December 9, 2018
On September 14, 2018, Hurricane Florence made landfall near Wilmington, NC. The devastation that followed was of epic proportion. Although it weakened from a category 3 hurricane to category one before hitting the coast, the rains and storm surge that accompanied the event were disastrous. It has been estimated that more than 30,000 homes were damaged or destroyed in North and South Carolina – about the same number as were damaged or destroyed by Hurricane Harvey on the Texas coast a year earlier. In New Bern, NC, a town of only 30,000 residents, more than 4,300 homes were damaged or destroyed.

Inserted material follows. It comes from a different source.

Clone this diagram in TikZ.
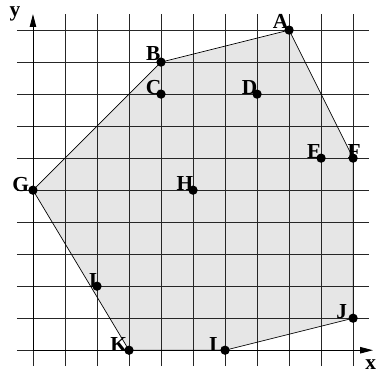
\documentclass[tikz,border=0pt]{standalone}
\usepackage{fontspec}
\setmainfont{Liberation Serif}
\usetikzlibrary{arrows.meta}
\definecolor{fillgray}{HTML}{E6E6E6}
\tikzset{
  gridline/.style={line width=0.7pt, black!85},
  edge/.style={line width=0.6pt, black},
  axisline/.style={line width=0.8pt, black, -{Triangle[length=4mm,width=2mm]}},
  dot/.style={circle, fill=black, inner sep=0pt, minimum size=2.9mm},
  lbl/.style={font=\fontsize{19}{21}\selectfont\bfseries, inner sep=1pt}
}
\begin{document}
\begin{tikzpicture}
\useasboundingbox (-1.03,-0.75) rectangle (10.84,10.94);
\coordinate (A) at (8,10);
\coordinate (B) at (4,9);
\coordinate (C) at (4,8);
\coordinate (D) at (7,8);
\coordinate (E) at (9,6);
\coordinate (F) at (10,6);
\coordinate (G) at (0,5);
\coordinate (H) at (5,5);
\coordinate (I) at (2,2);
\coordinate (J) at (10,1);
\coordinate (K) at (3,0);
\coordinate (L) at (6,0);
\fill[fillgray] (A) -- (B) -- (G) -- (K) -- (L) -- (J) -- (F) -- cycle;
\foreach \i in {1,...,10} {
  \draw[gridline] (\i,-0.5) -- (\i,10.5);
}
\foreach \j in {1,...,10} {
  \draw[gridline] (-0.5,\j) -- (10.5,\j);
}
\draw[gridline] (0,-0.5) -- (0,0);
\draw[gridline] (-0.5,0) -- (0,0);
\coordinate (O) at (0,0);
\coordinate (Xend) at (10.62,0);
\coordinate (Yend) at (0,10.5);
\draw[axisline] (O) -- (Xend);
\draw[axisline] (O) -- (Yend);
\draw[edge] (A) -- (B) -- (G) -- (K) -- (L) -- (J) -- (F) -- cycle;
\foreach \p in {A,B,C,D,E,F,G,H,I,J,K,L} {
  \node[dot] (d\p) at (\p) {};
}
\node[lbl, anchor=south east] at ([xshift=0.02cm,yshift=0.02cm]A) {A};
\node[lbl, anchor=south east] at ([xshift=0.02cm,yshift=0.0cm]B) {B};
\node[lbl, anchor=south east] at ([xshift=0.05cm,yshift=-0.05cm]C) {C};
\node[lbl, anchor=south east] at ([xshift=0.05cm,yshift=-0.05cm]D) {D};
\node[lbl, anchor=south east] at ([xshift=0.05cm,yshift=-0.05cm]E) {E};
\node[lbl, anchor=south east] at ([xshift=0.28cm,yshift=-0.05cm]F) {F};
\node[lbl, anchor=south east] at ([xshift=-0.08cm,yshift=-0.08cm]G) {G};
\node[lbl, anchor=south east] at ([xshift=0.05cm,yshift=-0.05cm]H) {H};
\node[lbl, anchor=south east] at ([xshift=0.05cm,yshift=-0.08cm]I) {I};
\node[lbl, anchor=south east] at ([xshift=-0.15cm,yshift=-0.05cm]J) {J};
\node[lbl, anchor=south east] at ([xshift=-0.02cm,yshift=-0.08cm]K) {K};
\node[lbl, anchor=south east] at ([xshift=0.0cm,yshift=-0.08cm]L) {L};
\node[lbl] (xl) at (10.55,-0.44) {x};
\node[lbl] (yl) at (-0.56,10.52) {y};
\end{tikzpicture}
\end{document}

I visited New Bern in mid-October and the clean up was still going on. There were mountains of debris stacked beside roads in front of houses that must have been uninhabitable. However, as I had seen in the aftermath of Hurricane Harvey in Houston in September of 2017, most houses appeared as if nothing had happened when viewed from the curbside. Some homes showed evidence of water depth on their exteriors, but many did not. It was impossible to tell whether the homeowners had vacated the properties or were inside relaxing in their living rooms. It was a very odd experience.
As I write this, I am on my way to Paradise, CA – the town that was virtually wiped off the map by the Camp Fire which burned 150,000 acres and destroyed an estimated 10,000 homes. I’m curious how my impression will contrast with that of the hurricane damage I have seen.